> _Task_:
Gather all lines in the data that hold the string "this".
--- Begin Input records ---
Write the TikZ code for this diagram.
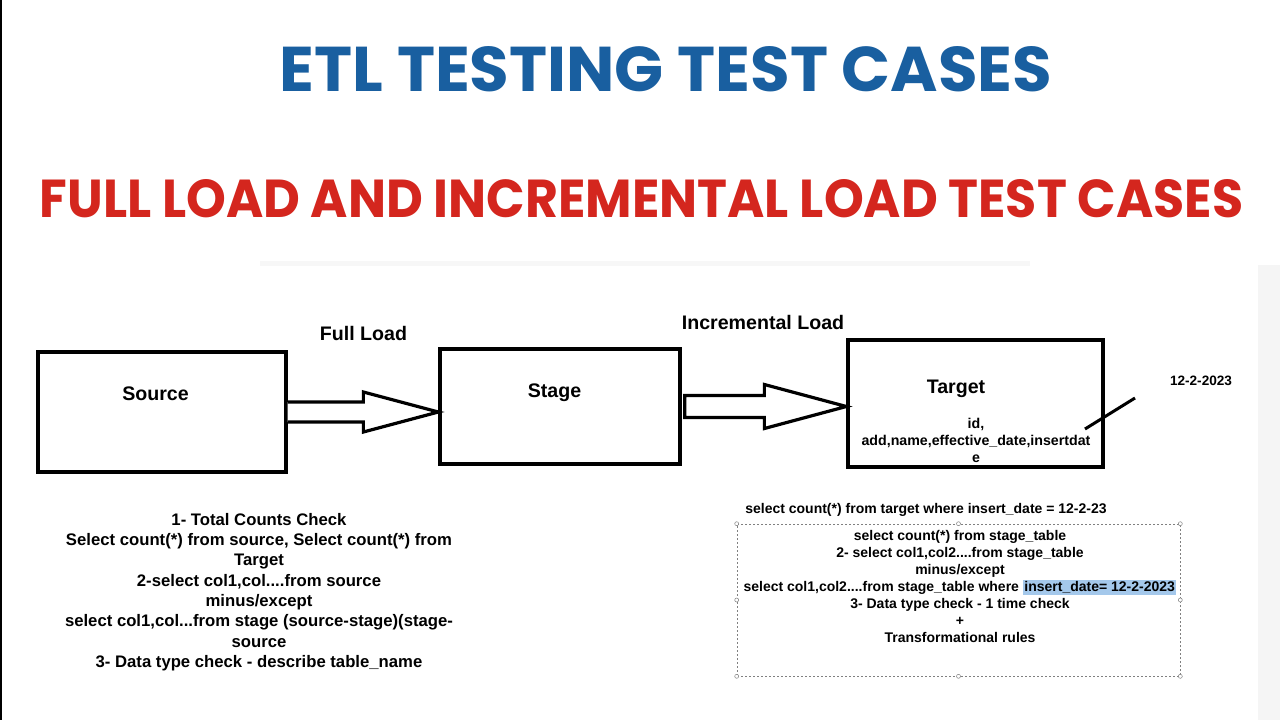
--- End Input records ---
--- Begin Input records ---
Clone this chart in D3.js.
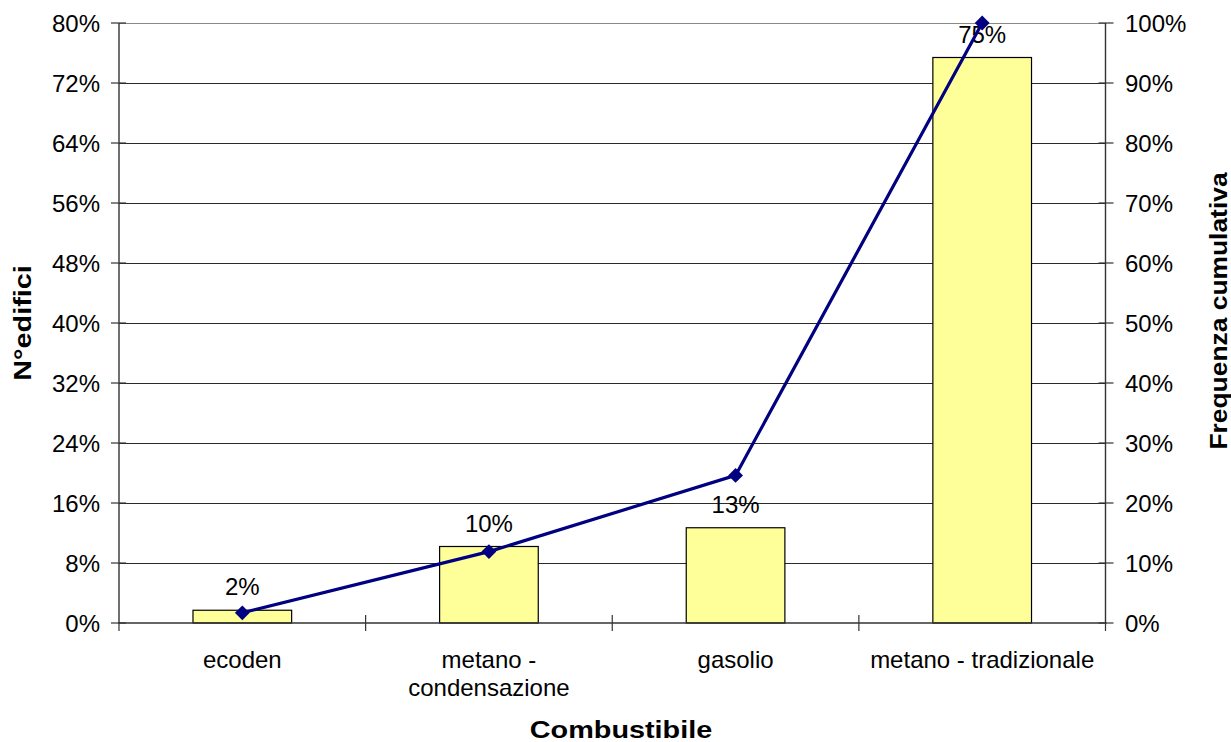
--- End Input records ---
--- Begin Input records ---
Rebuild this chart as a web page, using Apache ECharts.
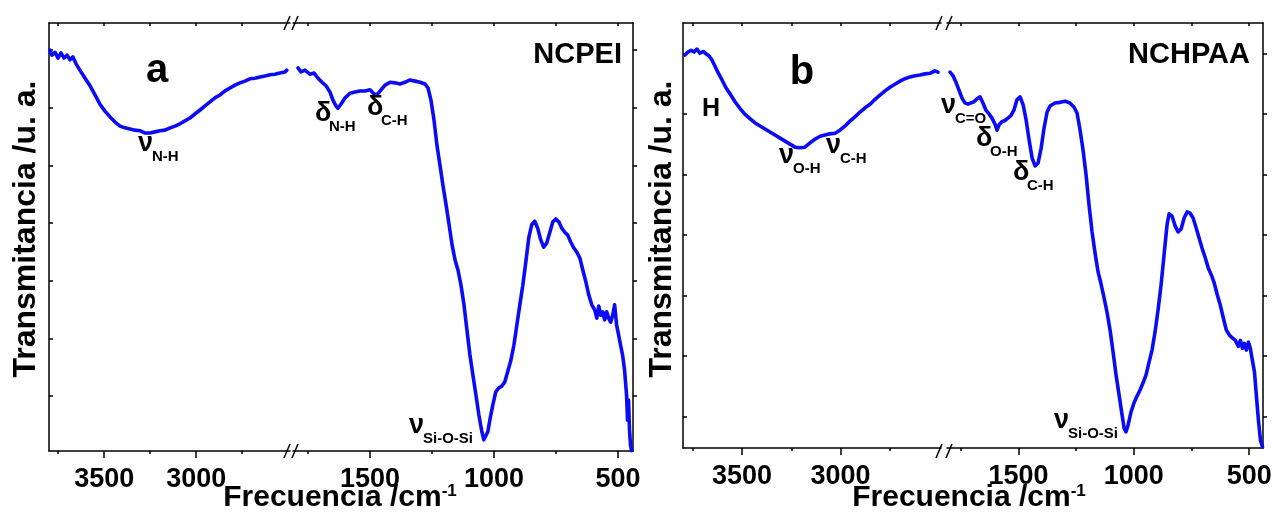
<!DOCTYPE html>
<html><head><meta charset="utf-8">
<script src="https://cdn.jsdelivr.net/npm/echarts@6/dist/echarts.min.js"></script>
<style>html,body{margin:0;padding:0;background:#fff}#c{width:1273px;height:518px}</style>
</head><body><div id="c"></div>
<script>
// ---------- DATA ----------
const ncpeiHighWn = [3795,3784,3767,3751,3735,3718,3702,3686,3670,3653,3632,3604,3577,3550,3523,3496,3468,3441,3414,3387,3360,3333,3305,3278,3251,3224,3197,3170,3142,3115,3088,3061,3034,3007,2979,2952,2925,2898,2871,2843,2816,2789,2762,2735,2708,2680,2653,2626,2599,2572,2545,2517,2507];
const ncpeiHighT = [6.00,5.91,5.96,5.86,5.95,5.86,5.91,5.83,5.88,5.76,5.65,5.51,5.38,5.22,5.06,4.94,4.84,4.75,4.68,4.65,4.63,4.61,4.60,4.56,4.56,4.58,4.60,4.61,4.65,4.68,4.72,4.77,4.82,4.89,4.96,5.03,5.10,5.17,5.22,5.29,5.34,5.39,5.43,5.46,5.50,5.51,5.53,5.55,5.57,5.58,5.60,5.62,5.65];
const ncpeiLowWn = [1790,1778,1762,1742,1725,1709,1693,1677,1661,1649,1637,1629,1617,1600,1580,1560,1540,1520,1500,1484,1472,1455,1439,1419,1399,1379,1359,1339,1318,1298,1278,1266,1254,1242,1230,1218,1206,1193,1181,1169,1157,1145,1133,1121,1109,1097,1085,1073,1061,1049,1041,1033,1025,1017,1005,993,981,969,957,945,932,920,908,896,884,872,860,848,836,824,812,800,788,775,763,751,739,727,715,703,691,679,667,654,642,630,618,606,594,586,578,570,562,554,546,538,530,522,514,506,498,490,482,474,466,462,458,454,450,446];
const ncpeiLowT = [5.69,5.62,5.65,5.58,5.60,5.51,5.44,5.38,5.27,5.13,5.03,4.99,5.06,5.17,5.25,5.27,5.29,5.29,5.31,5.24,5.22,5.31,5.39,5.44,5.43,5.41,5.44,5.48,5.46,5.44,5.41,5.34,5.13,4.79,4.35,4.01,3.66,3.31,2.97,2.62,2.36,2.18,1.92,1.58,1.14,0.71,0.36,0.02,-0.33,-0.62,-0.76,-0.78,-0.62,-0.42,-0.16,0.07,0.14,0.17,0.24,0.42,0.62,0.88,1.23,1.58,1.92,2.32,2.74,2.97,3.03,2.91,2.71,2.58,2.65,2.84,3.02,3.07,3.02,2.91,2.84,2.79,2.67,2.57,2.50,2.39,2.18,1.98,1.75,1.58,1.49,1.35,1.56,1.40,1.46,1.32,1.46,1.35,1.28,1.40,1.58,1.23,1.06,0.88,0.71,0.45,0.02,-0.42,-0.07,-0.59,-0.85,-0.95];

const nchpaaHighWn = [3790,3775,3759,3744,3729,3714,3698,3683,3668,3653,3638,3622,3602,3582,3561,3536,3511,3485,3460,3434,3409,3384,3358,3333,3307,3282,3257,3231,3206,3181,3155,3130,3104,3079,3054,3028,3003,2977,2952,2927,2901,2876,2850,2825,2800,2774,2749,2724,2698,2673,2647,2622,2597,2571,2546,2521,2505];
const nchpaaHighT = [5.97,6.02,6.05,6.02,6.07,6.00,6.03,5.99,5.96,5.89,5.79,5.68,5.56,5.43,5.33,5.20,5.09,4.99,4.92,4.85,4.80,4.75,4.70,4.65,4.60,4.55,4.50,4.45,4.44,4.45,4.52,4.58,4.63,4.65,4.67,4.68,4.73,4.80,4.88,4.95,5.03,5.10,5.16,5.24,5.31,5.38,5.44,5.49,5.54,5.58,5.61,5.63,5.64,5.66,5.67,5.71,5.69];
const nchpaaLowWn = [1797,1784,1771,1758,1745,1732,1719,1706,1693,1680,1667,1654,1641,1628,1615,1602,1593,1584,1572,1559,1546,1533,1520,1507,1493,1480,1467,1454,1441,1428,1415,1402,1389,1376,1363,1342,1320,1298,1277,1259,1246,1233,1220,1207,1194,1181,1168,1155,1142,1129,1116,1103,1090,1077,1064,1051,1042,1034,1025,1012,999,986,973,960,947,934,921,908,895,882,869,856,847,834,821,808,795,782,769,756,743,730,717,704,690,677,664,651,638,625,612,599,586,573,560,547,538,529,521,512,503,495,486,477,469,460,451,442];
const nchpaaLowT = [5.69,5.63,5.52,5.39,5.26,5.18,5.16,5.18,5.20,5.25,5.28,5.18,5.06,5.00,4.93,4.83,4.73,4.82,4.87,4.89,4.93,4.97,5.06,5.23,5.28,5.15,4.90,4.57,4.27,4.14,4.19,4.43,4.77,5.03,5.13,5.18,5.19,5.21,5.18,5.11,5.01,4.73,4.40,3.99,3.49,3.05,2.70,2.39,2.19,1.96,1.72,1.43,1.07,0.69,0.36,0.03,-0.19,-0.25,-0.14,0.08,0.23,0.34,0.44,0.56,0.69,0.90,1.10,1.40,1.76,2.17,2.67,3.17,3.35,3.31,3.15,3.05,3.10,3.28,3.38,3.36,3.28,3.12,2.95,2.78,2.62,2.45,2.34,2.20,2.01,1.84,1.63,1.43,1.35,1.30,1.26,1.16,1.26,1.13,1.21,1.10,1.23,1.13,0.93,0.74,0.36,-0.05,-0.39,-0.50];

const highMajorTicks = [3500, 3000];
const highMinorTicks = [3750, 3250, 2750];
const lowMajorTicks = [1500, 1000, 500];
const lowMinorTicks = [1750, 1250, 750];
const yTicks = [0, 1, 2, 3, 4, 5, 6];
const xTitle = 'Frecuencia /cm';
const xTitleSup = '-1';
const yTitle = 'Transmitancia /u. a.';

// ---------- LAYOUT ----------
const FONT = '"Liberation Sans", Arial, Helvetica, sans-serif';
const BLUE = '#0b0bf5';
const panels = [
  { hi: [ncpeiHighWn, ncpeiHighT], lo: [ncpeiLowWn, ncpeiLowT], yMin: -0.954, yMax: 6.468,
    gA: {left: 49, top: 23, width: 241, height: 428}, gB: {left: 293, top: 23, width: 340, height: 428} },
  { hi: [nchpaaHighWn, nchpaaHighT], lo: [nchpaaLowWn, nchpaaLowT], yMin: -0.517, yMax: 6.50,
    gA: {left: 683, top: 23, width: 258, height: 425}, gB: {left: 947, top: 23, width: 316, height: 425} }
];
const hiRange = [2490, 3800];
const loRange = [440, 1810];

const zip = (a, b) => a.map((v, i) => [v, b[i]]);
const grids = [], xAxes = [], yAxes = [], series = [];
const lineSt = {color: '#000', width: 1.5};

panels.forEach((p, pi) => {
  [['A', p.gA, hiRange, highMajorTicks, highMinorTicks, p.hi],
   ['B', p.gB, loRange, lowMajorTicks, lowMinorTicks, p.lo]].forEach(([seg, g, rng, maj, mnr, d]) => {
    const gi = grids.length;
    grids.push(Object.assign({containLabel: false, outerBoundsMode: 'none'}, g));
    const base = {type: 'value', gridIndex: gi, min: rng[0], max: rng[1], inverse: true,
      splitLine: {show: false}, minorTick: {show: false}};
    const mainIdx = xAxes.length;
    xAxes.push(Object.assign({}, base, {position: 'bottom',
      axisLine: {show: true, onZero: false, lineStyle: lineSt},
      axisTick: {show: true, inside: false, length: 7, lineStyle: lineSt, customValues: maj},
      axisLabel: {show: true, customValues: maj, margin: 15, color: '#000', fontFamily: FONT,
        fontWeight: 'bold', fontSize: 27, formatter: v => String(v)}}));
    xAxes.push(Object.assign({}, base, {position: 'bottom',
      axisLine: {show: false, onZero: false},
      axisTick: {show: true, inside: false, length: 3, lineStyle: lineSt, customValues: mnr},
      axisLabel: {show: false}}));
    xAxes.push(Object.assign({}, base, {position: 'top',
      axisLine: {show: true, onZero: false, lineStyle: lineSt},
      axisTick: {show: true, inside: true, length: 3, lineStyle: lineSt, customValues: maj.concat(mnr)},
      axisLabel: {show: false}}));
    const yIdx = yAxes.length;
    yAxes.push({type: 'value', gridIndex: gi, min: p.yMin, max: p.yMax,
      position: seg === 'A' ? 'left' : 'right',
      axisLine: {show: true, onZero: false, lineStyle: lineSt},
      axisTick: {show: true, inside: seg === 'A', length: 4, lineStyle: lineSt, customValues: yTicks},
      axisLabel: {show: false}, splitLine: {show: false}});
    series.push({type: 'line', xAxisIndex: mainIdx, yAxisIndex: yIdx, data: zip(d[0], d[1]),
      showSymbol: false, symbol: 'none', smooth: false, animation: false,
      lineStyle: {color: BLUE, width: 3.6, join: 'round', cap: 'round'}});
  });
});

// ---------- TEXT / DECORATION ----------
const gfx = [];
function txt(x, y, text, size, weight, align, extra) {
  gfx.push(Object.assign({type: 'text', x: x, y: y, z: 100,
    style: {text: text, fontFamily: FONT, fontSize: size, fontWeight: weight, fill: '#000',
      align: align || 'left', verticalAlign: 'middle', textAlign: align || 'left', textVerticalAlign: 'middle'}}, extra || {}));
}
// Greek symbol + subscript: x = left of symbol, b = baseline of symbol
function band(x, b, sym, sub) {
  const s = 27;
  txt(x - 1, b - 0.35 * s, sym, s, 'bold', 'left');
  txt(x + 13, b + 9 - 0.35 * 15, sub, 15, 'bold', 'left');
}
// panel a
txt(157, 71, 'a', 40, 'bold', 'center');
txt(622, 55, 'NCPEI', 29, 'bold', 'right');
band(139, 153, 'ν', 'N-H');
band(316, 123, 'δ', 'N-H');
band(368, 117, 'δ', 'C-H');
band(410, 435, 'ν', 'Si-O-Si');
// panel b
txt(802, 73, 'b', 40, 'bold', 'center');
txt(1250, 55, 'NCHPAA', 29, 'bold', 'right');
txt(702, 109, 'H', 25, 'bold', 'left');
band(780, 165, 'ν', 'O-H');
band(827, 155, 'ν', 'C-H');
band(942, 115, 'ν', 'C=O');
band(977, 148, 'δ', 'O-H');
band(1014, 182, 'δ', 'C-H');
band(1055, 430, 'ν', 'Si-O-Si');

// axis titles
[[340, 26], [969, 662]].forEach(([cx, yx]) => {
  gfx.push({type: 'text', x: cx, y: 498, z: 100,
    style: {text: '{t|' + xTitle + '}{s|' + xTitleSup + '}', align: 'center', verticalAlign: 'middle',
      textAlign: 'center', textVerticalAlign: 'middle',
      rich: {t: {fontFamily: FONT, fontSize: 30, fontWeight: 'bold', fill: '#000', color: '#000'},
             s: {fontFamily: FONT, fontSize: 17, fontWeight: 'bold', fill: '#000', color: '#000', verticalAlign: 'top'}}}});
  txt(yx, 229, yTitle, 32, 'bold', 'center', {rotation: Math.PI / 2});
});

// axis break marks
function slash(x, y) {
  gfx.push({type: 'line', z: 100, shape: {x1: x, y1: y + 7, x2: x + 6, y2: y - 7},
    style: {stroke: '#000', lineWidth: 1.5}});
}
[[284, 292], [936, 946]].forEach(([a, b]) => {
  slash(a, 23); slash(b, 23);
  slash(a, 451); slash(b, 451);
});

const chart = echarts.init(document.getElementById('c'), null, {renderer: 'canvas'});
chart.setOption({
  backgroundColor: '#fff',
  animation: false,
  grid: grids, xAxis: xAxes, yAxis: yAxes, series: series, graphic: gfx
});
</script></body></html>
--- End Input records ---
> _Written answer_:
Write the TikZ code for this diagram.
Clone this chart in D3.js.
Rebuild this chart as a web page, using Apache ECharts.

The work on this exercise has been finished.